Show that every finite extension of $F$ is cyclic. Let $k$ be a field, $k^a$ an algebraic closure, and $\sigma$ be an automorphism of $k^a$ leaving $k$ fixed. Let $F$ be the fixed field of $\sigma$. Show that every finite extension of $F$ is cyclic. 
I'm completely clueless, can anyone give some hint/solution ? 
 A: Let $E$ be such an extension. Can you find a relation between $Gal(E/F)$ and $Gal(k^a/F)$?

As the multiple downvoting shows, this hint-question appears to have been insufficient. Hence the following elaboration:
Let $a\in k^a$. Then $a$ is algebraic over $k$. Thus its orbit $\langle \sigma\rangle a$ under the operation of $\langle \sigma\rangle$ is contained in the set of conjugates of $a$, which is finite. Then the polynomial $$\prod_{b\in\langle \sigma\rangle a}(X-b)\in k^a[X]$$ is $\sigma$-invariant, hence is in fact $\in F[X]$, showing that $a$ is separable over $F$.

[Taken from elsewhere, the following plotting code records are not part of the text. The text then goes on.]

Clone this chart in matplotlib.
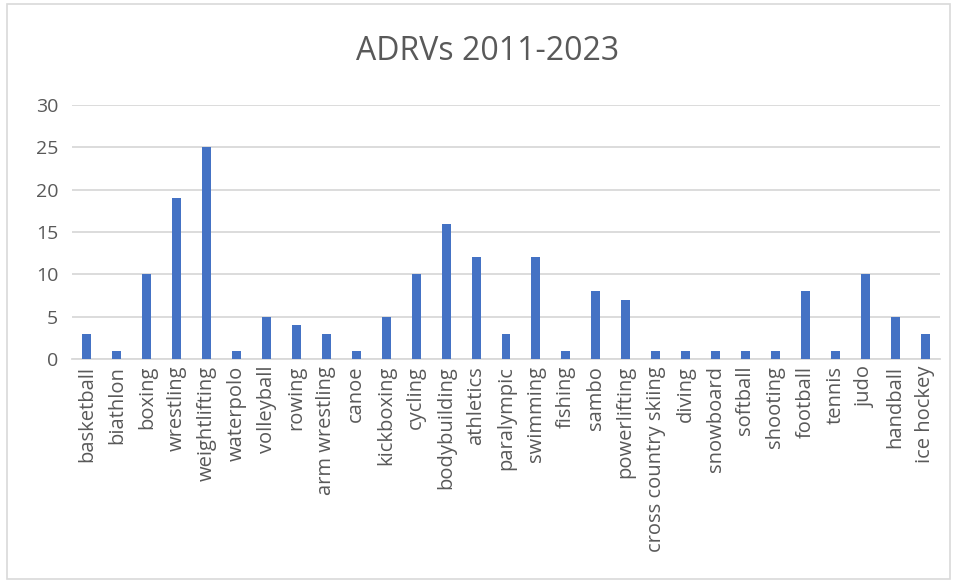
import matplotlib.pyplot as plt
from matplotlib.patches import Rectangle

sports = ['basketball', 'biathlon', 'boxing', 'wrestling', 'weightlifting', 'waterpolo',
          'volleyball', 'rowing', 'arm wrestling', 'canoe', 'kickboxing', 'cycling',
          'bodybuilding', 'athletics', 'paralympic', 'swimming', 'fishing', 'sambo',
          'powerlifting', 'cross country skiing', 'diving', 'snowboard', 'softball',
          'shooting', 'football', 'tennis', 'judo', 'handball', 'ice hockey']
adrvs = [3, 1, 10, 19, 25, 1, 5, 4, 3, 1, 5, 10, 16, 12, 3, 12, 1, 8, 7, 1, 1, 1, 1, 1,
         8, 1, 10, 5, 3]
yticks = [0, 5, 10, 15, 20, 25, 30]

plt.rcParams['font.family'] = ['Open Sans', 'DejaVu Sans']

fig = plt.figure(figsize=(9.56, 5.8), dpi=100)
ax = fig.add_axes([72/956, 1 - 359/580, 868/956, 254/580])

# chart border
fig.patches.append(Rectangle((7/956, 1/580), 943/956, 575/580, transform=fig.transFigure,
                             fill=False, edgecolor='#d9d9d9', linewidth=1.2))

x = range(len(sports))
ax.bar(x, adrvs, width=0.3, color='#4472c4', zorder=3)

ax.set_xlim(-0.5, len(sports) - 0.5)
ax.set_ylim(0, 30)
ax.set_yticks(yticks)
ax.set_xticks(list(x))
ax.set_xticklabels(sports, rotation=90, fontsize=14.5, color='#595959')
ax.tick_params(axis='y', labelsize=14, labelcolor='#595959', length=0, pad=10)
ax.tick_params(axis='x', length=0, pad=5)
ax.grid(axis='y', color='#d9d9d9', linewidth=1.3, zorder=0)
for s in ['top', 'right', 'left']:
    ax.spines[s].set_visible(False)
ax.spines['bottom'].set_color('#d9d9d9')
ax.spines['bottom'].set_linewidth(1.3)

fig.text(488/956, 1 - 51/580, 'ADRVs 2011-2023', ha='center', va='center',
         fontsize=23, color='#595959')

fig.savefig('out.png', dpi=100)
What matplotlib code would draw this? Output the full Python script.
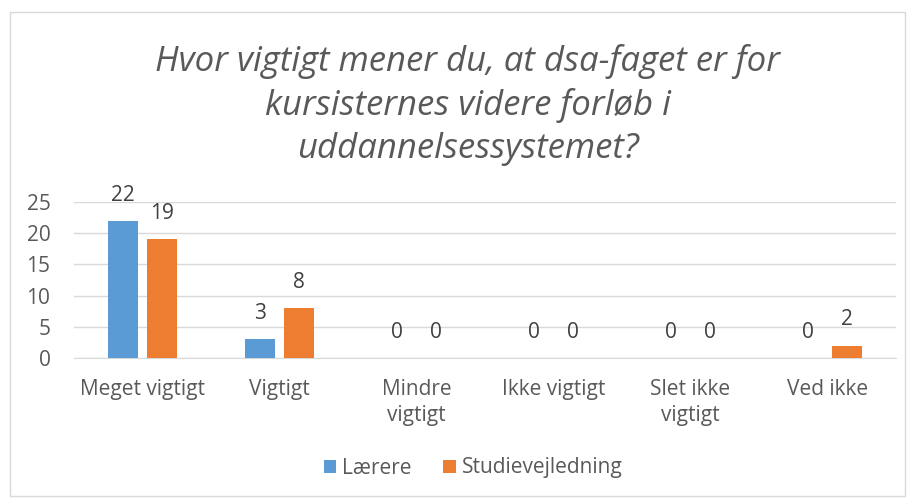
import matplotlib
matplotlib.use("Agg")
import matplotlib.pyplot as plt
import numpy as np
from matplotlib.patches import Rectangle

categories = ["Meget vigtigt", "Vigtigt", "Mindre\nvigtigt", "Ikke vigtigt", "Slet ikke\nvigtigt", "Ved ikke"]
laerere = [22, 3, 0, 0, 0, 0]
studievejledning = [19, 8, 0, 0, 0, 2]
series_names = ["Lærere", "Studievejledning"]
title = "Hvor vigtigt mener du, at dsa-faget er for\nkursisternes videre forløb i\nuddannelsessystemet?"

plt.rcParams['font.family'] = ['Open Sans', 'DejaVu Sans']
txt = '#595959'
blue = '#5B9BD5'
orange = '#ED7D31'
fs = 15

W, H = 915, 503
fig = plt.figure(figsize=(W/100, H/100), dpi=100)
# border
fig.patches.append(Rectangle((10/W, 1-496/H), 895/W, 484/H, transform=fig.transFigure,
                             fill=False, edgecolor='#D9D9D9', linewidth=1))

ax = fig.add_axes([74/W, 1-358/H, (896-74)/W, (358-202)/H])
x = np.arange(len(categories))
bw = 0.22
off = 0.142
b1 = ax.bar(x - off, laerere, bw, color=blue, label=series_names[0], zorder=3)
b2 = ax.bar(x + off, studievejledning, bw, color=orange, label=series_names[1], zorder=3)
for bars, vals in ((b1, laerere), (b2, studievejledning)):
    for r, v in zip(bars, vals):
        ax.annotate(str(v), (r.get_x() + r.get_width()/2, v), xytext=(0, 18.5),
                    textcoords='offset points', ha='center', va='center',
                    fontsize=fs, color='#404040')

ax.set_xlim(-0.5, len(categories) - 0.5)
ax.set_ylim(0, 25)
ax.set_yticks([0, 5, 10, 15, 20, 25])
ax.set_xticks(x)
ax.set_xticklabels(categories, fontsize=fs, color=txt, linespacing=1.35)
ax.tick_params(axis='y', labelsize=fs, labelcolor=txt, length=0, pad=17)
ax.tick_params(axis='x', length=0, pad=15)
ax.grid(axis='y', color='#D9D9D9', linewidth=1, zorder=0)
for s in ['top', 'right', 'left']:
    ax.spines[s].set_visible(False)
ax.spines['bottom'].set_color('#D9D9D9')
ax.set_facecolor('none')

fig.text(468/W, 1-105/H, title, ha='center', va='center', fontsize=25, style='italic',
         color=txt, linespacing=1.33)

leg = fig.legend(handles=[b1, b2], labels=series_names, loc='center', bbox_to_anchor=(473/W, 1-468/H),
                 ncol=2, frameon=False, fontsize=fs, handlelength=0.6, handleheight=0.6,
                 columnspacing=1.5, handletextpad=0.3)
for t in leg.get_texts():
    t.set_color(txt)

fig.savefig("out.png", dpi=100)
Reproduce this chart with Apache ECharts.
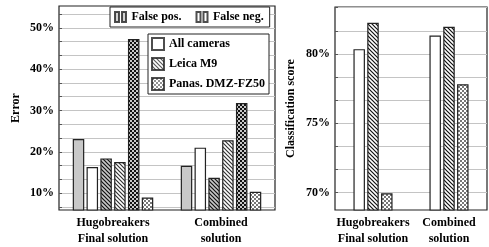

Being an algebraic closure, $k^a$ is also normal over $k$ and $F$, hence Galois.
Via the famous correspondence between subgroups of $\operatorname{Gal}(k^a/F)$ and intermediate fields between $F$ and $k^a$, both $\operatorname{Gal}(k^a/F)$ and $\langle \sigma\rangle$ correspond to $F$. Thus $\operatorname{Gal}(k^a/F)=\langle\sigma\rangle$.
Now let $E$ be a finite extension of $F$. As that makes $E$ algebraic over $F$, we can embed $E$ into $k^a$ and by abuse of language view $E$ as an intermediate field between $F$ and $k^a$.
Then $E$ corresponds via Galois correspondence to a subgroup $H\le \langle \sigma\rangle$. As any subgroups of a cyclic (or even abelian) groups is normal, we conclude that the extension $E/F$ is Galois and we know that $\operatorname{Gal}(E/F) =\operatorname{Gal}(k^a/F)/H$, which is cyclic.
A: I think we can do it as follows: Let $E$ be a finite extension of $F$. From above post we can see that $E/F$ is separable, hence simple. Let $E=F(a)$. Let $f_a(x)$ be the  minimal polynomial of $a$ over $F$. Now let $E'$ be the splitting field of $f_a$, i.e let $E'=F(a_1,a_2,..,a_k)$ where $a_i's$ are conjugates of $a$. So, $E'/F$ is normal and hence its is Galois, since again from above post we can say $E'/F$ is separable. Now using fundamental theorem of Galois theory we can say $Gal(E'/F)=\langle\sigma_1\rangle$ where $\sigma_1$ is restriction of $\sigma$ to $E'$ (since $E'/F$ is normal, hence $\sigma_1 \in Gal(E'/F)$). And now if $H=Gal(E'/E)$ then $Gal(E'/F)= \langle \sigma_1 \rangle /H$, and hence cyclic.